Film hiburan untuk keluarga yang mengusung nilai-nilai hidup serta membangkitkan nasionalisme...
Bagi penikmat film nasional yang pernah menyaksikan Garuda Didadaku pada tahun 2009 tentu masih ingat dengan kisah Bayu (Emir Mahira), bocah kelas enam SD yang memiliki impian jadi pemain bola? Dua tahun berselang semenjak kemunculan film tersebut, kini hadir sekuelnya yang diharapkan mampu menarik banyak penonton.
Posisi sutradara memang diganti dari Ifa Isfansyah menjadi Rudi Soedjarwo, namun penulis skenario tetap dipercayakan kepada Salman Aristo yang juga bertindak sebagai produser.
Apabila dalam film Garuda di Dadaku, Bayu harus menghadapi sang kakek yang menentang keras cita-citanya sebagai pesepakbola, maka di sekuel keduanya ini sang tokoh utama yang mulai beranjak remaja sedang menghadapi pergolakan masa muda dan proses pencarian jati diri.
Tak hanya itu, Bayu juga harus menghadapi sejumlah konflik, baik di sekolah maupun di tim sepakbola. Di tengah konflik tersebut, Bayu mengemban tugas baru sebagai kapten tim nasional yang akan mengikuti liga ASEAN.
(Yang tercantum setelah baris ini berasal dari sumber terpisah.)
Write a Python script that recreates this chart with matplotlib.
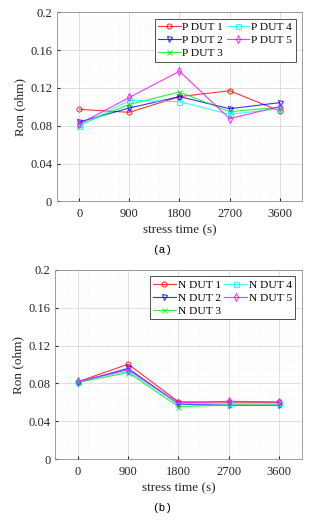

"Dengan ragam persoalan maupun konflik di sekelilingnya, Bayu harus melewati proses menjadi dewasa, mengemban tanggung jawab luar biasa besar sebagai kapten tim nasional tapi dia tetap seorang anak-anak. Dinamika itulah yang akan menarik bagi penonton," ujar sang sutradara Rudi.
Salman menambahkan, perjalanan Bayu di sekuel kedua ini lebih kepada pembuktian. "Apakah Bayu pantas memakai 'garuda' di dadanya? Itulah yang menjadi dasar film kedua ini," ujar Salman.
Film Garuda di Dadaku 2 masih dibintangi oleh Aldo Tansani (Heri) dan Maudy Koesnaedi (ibunda Bayu). Adapun pelatih timnas, Wisnu diperankan dengan baik oleh aktor yang sedang menanjak karirnya, Rio Dewanto. Wisnu digambarkan sebagai pelatih yang keras. Karakter Wisnu yang keras terbentuk karena ia anak dari seorang prajurit militer.
Sementara itu akting Emir di film ini jelas lebih matang dalam memerankan sosok Bayu yang beranjak remaja. Ada beberapa adegan yang minim dialog, sehingga semua ditampilkan melalui ekspresi wajah. Percakapan juga dibuat sealami mungkin antara Bayu dan teman-temannya, sehingga tidak terlihat kaku.
Film berdurasi 90 menit ini sangat direkomendasikan untuk ditonton oleh seluruh keluarga, terutama bagi anda yang memiliki anak yang usianya sedang beranjak remaja. Terdapat adegan-adegan yang biasa dialami anak remaja ketika pertama kali mengenal rasa suka kepada lawan jenis. Sindiran-sindiran terhadap persepakbolaan di Indonesia juga dengan jeli ditampilkan Rudi.
Selain itu celotehan-celotehan segar Bang Dulloh (Ramzi) turut meramaikan alur cerita. Berbeda dengan film sebelumnya, porsi pertandingan sepakbola di sekuel kedua ini memang lebih banyak. Emir Mahira yang masih sekolah di Singapura berkata, "Syuting film kali ini diadakan pada pagi hari dan pertandingannya sering diulang-ulang. Pastinya lebih melelahkan."
Diiringi dengan scoring musik yang menjiwai, membuat pertandingan final menjadi titik kulminasi cerita yang membanggakan. Bagaimanapun sejak film ini baru dimulai, penonton sudah menduga bahwa film karya Rudi Soedjarwo sebuah jaminan mutu. Scores yang disajikan saat film dimulai, terdengar megah dan membuat hati membuncah untuk mengawali sebuah film bernafaskan perjuangan dan nasionalisme. Trio Aghi Narottama, Bemby Gusti dan Ramondo Gascaro sukses menyajikan ilustrasi musik film yang sarat dengan nilai-nilai moral misalnya tidak mudah menyerah dan terus mengejar impian.
Tak pelak lagi, inilah salah satu film terbaik nasional pada tahun 2011. Film ini pun akan memberi 'kejutan' bagi pecinta sepakbola Indonesia, saat adegan pertandingan timnas Indonesia melawan tim Malaysia. Jadi, berduyun-duyunlah datang dan saksikan 'kejutan' mereka mulai 15 Desember mendatang!